この問題で示した事実は、Sとαの交線が、Fを焦点、lを準線とする放物線になるという事です。(Fというネーミング自体が伏線でした。Fは焦点Focusの頭文字です)
このように円錐面を平面で切ると、放物線、楕円、双曲線のいずれか(要するに2次曲線)になることが知られています。
<筆者の解答>
第5問
関数の極限と積分を計算する問題です。
anについては、sinx/x→1(x→0)を利用すれば容易に計算できます。このようにanを定義してあげると、fn(x)は0≦x≦π/2で連続な関数になります。
積分の方ですが、I1, I2についてはsinの倍角公式から分母のsinxが消えてcosだけの関数になります。cosの2乗は積分と相性が悪いので、できる限り2乗を解消していくのがコツです。

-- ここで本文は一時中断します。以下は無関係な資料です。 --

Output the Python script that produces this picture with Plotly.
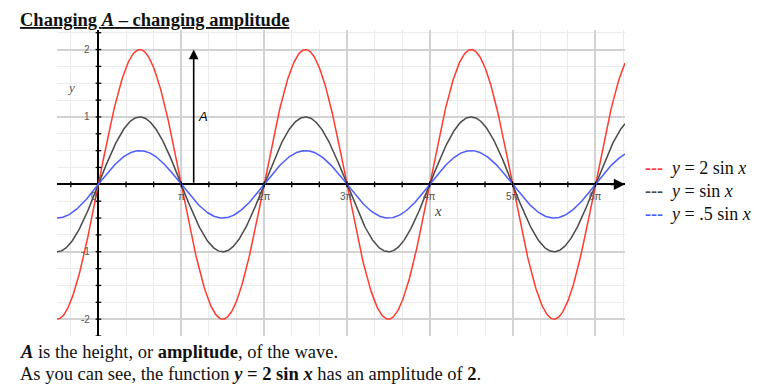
import numpy as np
import plotly.graph_objects as go

PI = np.pi
# Data
amplitudes = [2, 1, 0.5]
series_names = ["y = 2 sin x", "y = sin x", "y = .5 sin x"]
legend_html = ["<i>y</i> = 2 sin <i>x</i>", "<i>y</i> = sin <i>x</i>", "<i>y</i> = .5 sin <i>x</i>"]
colors = ["#ff3b30", "#4a4a4a", "#4d5cff"]
x_tick_multiples = [0, 1, 2, 3, 4, 5, 6]
x_tick_labels = ["0", "π", "2π", "3π", "4π", "5π", "6π"]
y_tick_values = [-2, -1, 1, 2]
y_tick_labels = ["-2", "-1", "1", "2"]

x_min, x_max = -PI / 2, 6 * PI + 1.12
y_min, y_max = -2.25, 2.29

xs = np.linspace(x_min, x_max, 800)

fig = go.Figure()
for a, name, c in zip(amplitudes, series_names, colors):
    fig.add_trace(go.Scatter(x=xs, y=a * np.sin(xs), mode="lines", name=name,
                             line=dict(color=c, width=1.5), hoverinfo="skip"))

# axis tick marks
xt = [k * PI / 3 for k in range(-1, 20) if k != 0 and k * PI / 3 < x_max - 0.3]
fig.add_trace(go.Scatter(x=xt, y=[0] * len(xt), mode="markers",
                         marker=dict(symbol="line-ns", size=4, line=dict(color="black", width=1.3)),
                         hoverinfo="skip"))
yt = [k * 0.25 for k in range(-9, 10) if k != 0]
fig.add_trace(go.Scatter(x=[0] * len(yt), y=yt, mode="markers",
                         marker=dict(symbol="line-ew", size=4, line=dict(color="black", width=1.3)),
                         hoverinfo="skip"))

fig.update_xaxes(range=[x_min, x_max], tick0=0, dtick=PI, showticklabels=False,
                 showgrid=True, gridcolor="#d2d2d2", gridwidth=1.5,
                 minor=dict(tick0=0, dtick=PI / 3, showgrid=True, gridcolor="#ebebeb", gridwidth=1),
                 zeroline=True, zerolinecolor="black", zerolinewidth=1.8, ticks="",
                 showline=False, fixedrange=True)
fig.update_yaxes(range=[y_min, y_max], tick0=0, dtick=1, showticklabels=False,
                 showgrid=True, gridcolor="#d2d2d2", gridwidth=1.5,
                 minor=dict(tick0=0, dtick=0.25, showgrid=True, gridcolor="#ebebeb", gridwidth=1),
                 zeroline=True, zerolinecolor="black", zerolinewidth=1.8, ticks="",
                 showline=False, fixedrange=True)

ann = []
tick_font = dict(family="Liberation Sans, Arial", size=10, color="#555")
for m, lab in zip(x_tick_multiples, x_tick_labels):
    ann.append(dict(x=m * PI, y=0, xref="x", yref="y", text=lab, showarrow=False,
                    xanchor="right" if m == 0 else "center", yanchor="top",
                    xshift=1 if m == 0 else 0, yshift=-5, font=tick_font))
for v, lab in zip(y_tick_values, y_tick_labels):
    ann.append(dict(x=0, y=v, xref="x", yref="y", text=lab, showarrow=False,
                    xanchor="right", yanchor="middle", xshift=-6, font=tick_font))

# axis titles
ann.append(dict(x=-1.03, y=1.44, xref="x", yref="y", text="<i>y</i>", showarrow=False,
                font=dict(family="Liberation Serif", size=13, color="#555")))
ann.append(dict(x=4.1 * PI, y=-0.4, xref="x", yref="y", text="<i>x</i>", showarrow=False,
                font=dict(family="Liberation Serif", size=15, color="#444")))

# x-axis arrow head
ann.append(dict(x=x_max, y=0, xref="x", yref="y", ax=x_max - 0.6, ay=0, axref="x", ayref="y",
                text="", showarrow=True, arrowhead=2, arrowsize=1.4, arrowwidth=1.6,
                arrowcolor="black"))

# amplitude arrow
ax_pos = 1.15 * PI
ann.append(dict(x=ax_pos, y=2, xref="x", yref="y", ax=ax_pos, ay=0, axref="x", ayref="y",
                text="", showarrow=True, arrowhead=2, arrowsize=1.2, arrowwidth=1.6,
                arrowcolor="black"))
ann.append(dict(x=ax_pos, y=1, xref="x", yref="y", text="<i>A</i>", showarrow=False,
                xanchor="left", xshift=2, font=dict(family="Liberation Sans, Arial", size=13, color="black")))

# legend
for i, (txt, c) in enumerate(zip(legend_html, colors)):
    ann.append(dict(x=643, y=168 + 23 * i, xref="paper", yref="paper", text=
                    f"<span style='color:{c}'><b>---</b></span>  {txt}", showarrow=False,
                    xanchor="left", yanchor="middle",
                    font=dict(family="Liberation Serif", size=18, color="#111")))

# title and caption
ann.append(dict(x=18, y=20, xref="paper", yref="paper", xanchor="left", yanchor="middle",
                text="<b><u>Changing <i>A</i> – changing amplitude</u></b>", showarrow=False,
                font=dict(family="Liberation Serif", size=18.5, color="#111")))
ann.append(dict(x=18, y=352, xref="paper", yref="paper", xanchor="left", yanchor="middle",
                text="<b><i>A</i></b> is the height, or <b>amplitude</b>, of the wave.", showarrow=False,
                font=dict(family="Liberation Serif", size=18.5, color="#111")))
ann.append(dict(x=18, y=374, xref="paper", yref="paper", xanchor="left", yanchor="middle",
                text="As you can see, the function <b><i>y</i> = 2 sin <i>x</i></b> has an amplitude of <b>2</b>.",
                showarrow=False, font=dict(family="Liberation Serif", size=18.5, color="#111")))

# convert paper pixel annotations to paper fractions
W, H = 777, 392
L, R, T, B = 57, 152, 30, 56
pw, ph = W - L - R, H - T - B
for a in ann:
    if a.get("xref") == "paper":
        a["x"] = (a["x"] - L) / pw
        a["y"] = 1 - (a["y"] - T) / ph

fig.update_layout(width=W, height=H, margin=dict(l=L, r=R, t=T, b=B),
                  plot_bgcolor="white", paper_bgcolor="white", showlegend=False,
                  annotations=ann)
fig.write_html("out.html", config={"displayModeBar": False})
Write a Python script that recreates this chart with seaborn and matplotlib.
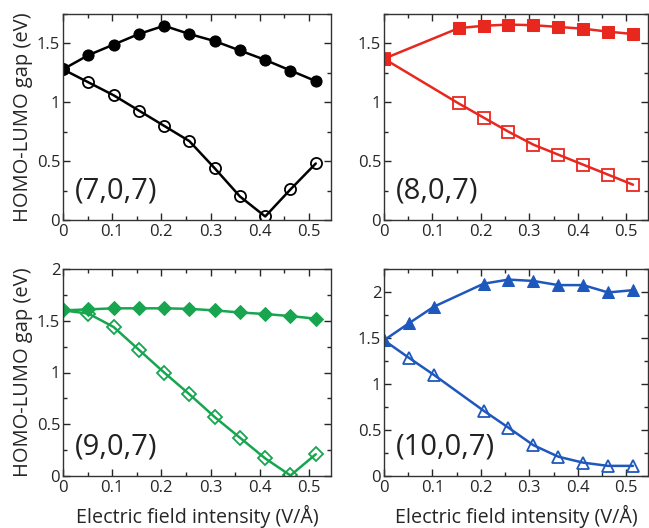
import numpy as np
import seaborn as sb
import matplotlib.pyplot as plt
from matplotlib.ticker import MultipleLocator, FuncFormatter

# field steps: 0.001 a.u. = 0.0514 V/A
field = [0.0, 0.0514, 0.1028, 0.1542, 0.2056, 0.2570, 0.3084, 0.3598, 0.4112, 0.4626, 0.5140]
field_8 = [0.0, 0.1542, 0.2056, 0.2570, 0.3084, 0.3598, 0.4112, 0.4626, 0.5140]
field_10 = [0.0, 0.0514, 0.1028, 0.2056, 0.2570, 0.3084, 0.3598, 0.4112, 0.4626, 0.5140]

# (7,0,7)
gap7_up = [1.28, 1.40, 1.49, 1.58, 1.65, 1.58, 1.52, 1.44, 1.36, 1.27, 1.18]
gap7_dn = [1.28, 1.17, 1.06, 0.93, 0.80, 0.67, 0.44, 0.20, 0.03, 0.26, 0.48]
# (8,0,7)
gap8_up = [1.37, 1.63, 1.65, 1.66, 1.655, 1.64, 1.625, 1.60, 1.58]
gap8_dn = [1.37, 0.99, 0.87, 0.75, 0.64, 0.555, 0.47, 0.385, 0.30]
# (9,0,7)
gap9_up = [1.60, 1.61, 1.62, 1.62, 1.62, 1.615, 1.60, 1.58, 1.565, 1.545, 1.52]
gap9_dn = [1.60, 1.57, 1.44, 1.22, 1.00, 0.79, 0.57, 0.37, 0.17, 0.005, 0.21]
# (10,0,7)
gap10_up = [1.475, 1.66, 1.84, 2.09, 2.135, 2.12, 2.075, 2.075, 1.995, 2.02]
gap10_dn = [1.475, 1.285, 1.10, 0.71, 0.525, 0.335, 0.21, 0.145, 0.11, 0.11]

labels = ["(7,0,7)", "(8,0,7)", "(9,0,7)", "(10,0,7)"]
colors = ["black", "#e8281f", "#17a550", "#1f58bd"]
markers = ["o", "s", "D", "^"]
ymaxes = [1.75, 1.75, 2.0, 2.25]

sb.set_style("ticks")
plt.rcParams['font.family'] = ['Open Sans', 'DejaVu Sans']
plt.rcParams['xtick.direction'] = 'in'
plt.rcParams['ytick.direction'] = 'in'
plt.rcParams['xtick.top'] = True
plt.rcParams['ytick.right'] = True

fig = plt.figure(figsize=(6.49, 5.28), dpi=100)
W, H = 649.0, 528.0
boxes = [(63, 14, 331, 220), (384, 14, 648, 220),
         (63, 269, 331, 476), (384, 269, 648, 476)]

series = [(field, gap7_up, gap7_dn), (field_8, gap8_up, gap8_dn),
          (field, gap9_up, gap9_dn), (field_10, gap10_up, gap10_dn)]

fmt = FuncFormatter(lambda v, p: "%g" % round(v, 3))

for i, (x0, y0, x1, y1) in enumerate(boxes):
    ax = fig.add_axes([x0 / W, (H - y1) / H, (x1 - x0) / W, (y1 - y0) / H])
    xs, up, dn = series[i]
    ms = 8 if markers[i] != "D" else 7
    sb.lineplot(x=xs, y=up, ax=ax, color=colors[i], marker=markers[i],
                markersize=ms, markeredgecolor=colors[i], linewidth=1.8)
    sb.lineplot(x=xs, y=dn, ax=ax, color=colors[i], marker=markers[i],
                markersize=ms, markerfacecolor='none', markeredgecolor=colors[i],
                markeredgewidth=1.3, linewidth=1.8)
    ax.set_xlim(0, 0.545)
    ax.set_ylim(0, ymaxes[i])
    ax.xaxis.set_major_locator(MultipleLocator(0.1))
    ax.xaxis.set_minor_locator(MultipleLocator(0.05))
    ax.yaxis.set_major_locator(MultipleLocator(0.5))
    ax.yaxis.set_minor_locator(MultipleLocator(0.25))
    ax.xaxis.set_major_formatter(fmt)
    ax.yaxis.set_major_formatter(fmt)
    ax.tick_params(which='major', length=5, width=1, labelsize=12, pad=3)
    ax.tick_params(which='minor', length=3, width=1)
    ax.tick_params(axis='y', pad=2)
    for s in ax.spines.values():
        s.set_linewidth(1)
        s.set_color("#333333")
    ax.text(0.045, 0.14, labels[i], transform=ax.transAxes, fontsize=21,
            va='center', ha='left', color='#222222')
    if i % 2 == 0:
        ax.set_ylabel("HOMO-LUMO gap (eV)", fontsize=14.5, labelpad=3)
    if i >= 2:
        ax.set_xlabel("Electric field intensity (V/Å)", fontsize=14.2, labelpad=6)

fig.savefig("out.png", dpi=100)
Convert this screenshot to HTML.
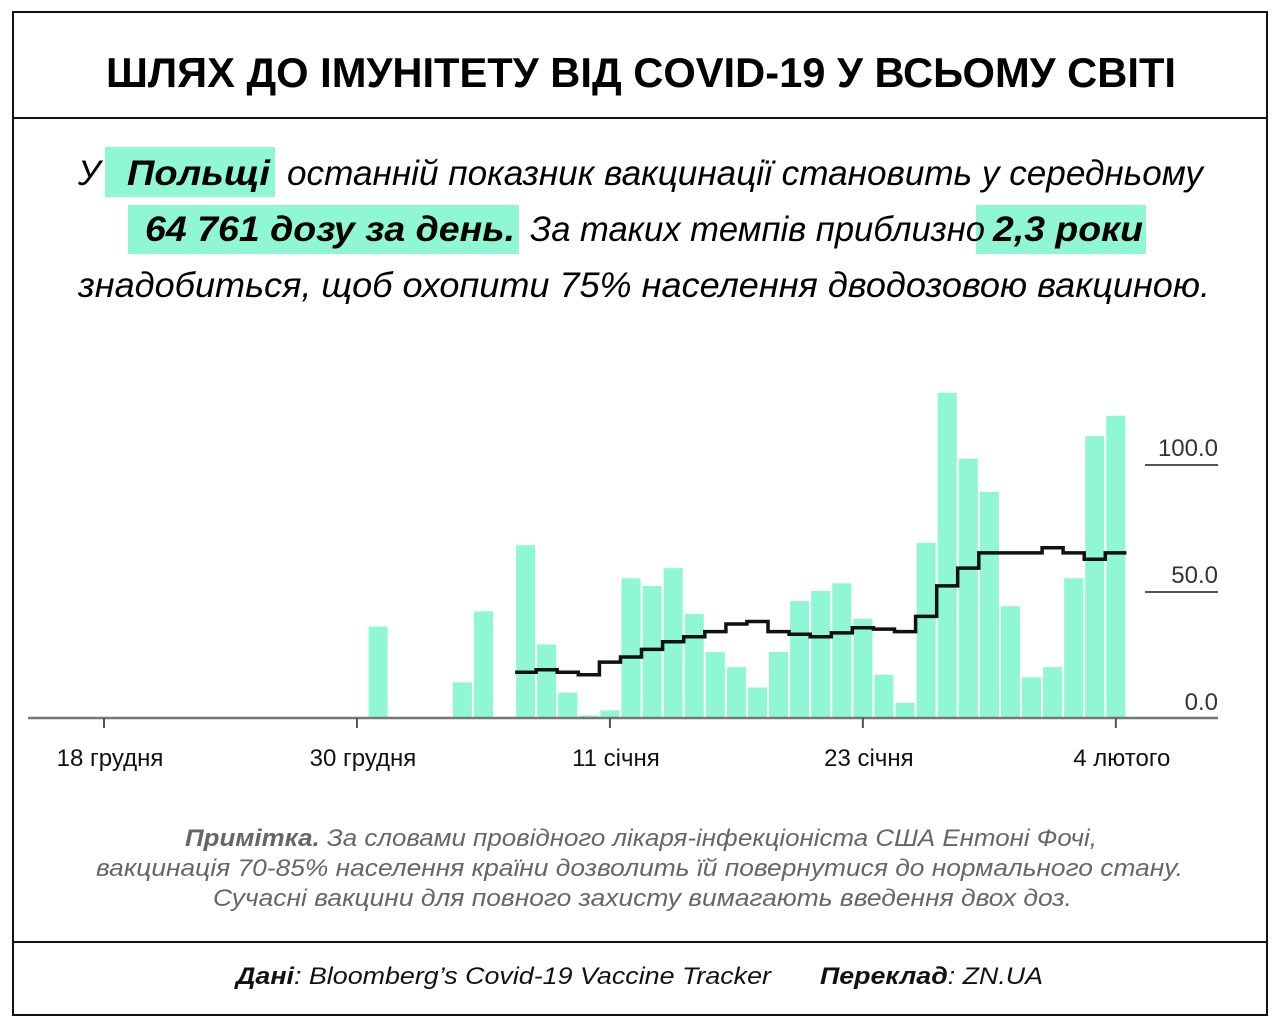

Inについては、In+1を計算することで漸化式を作ることを考えるとよいでしょう。計算は煩雑ですが、結局In+1=Inとなって、Inはnによらない一定値になることが分かります(I1, I2を計算した時点で、Inは一定なんじゃないかと予測できた人は結構鋭いです)
<筆者の解答>
第6問
√pが無理数になることの証明は、教科書にも載っている超有名なものですので説明不要でしょう。
後半の√p+q^(1/3)が無理数であることの証明は、√p+q^(1/3)が有理数だと仮定してq=の形にしてあげるとよいです。そのときに先に証明していた「√pは無理数」が生きてきます。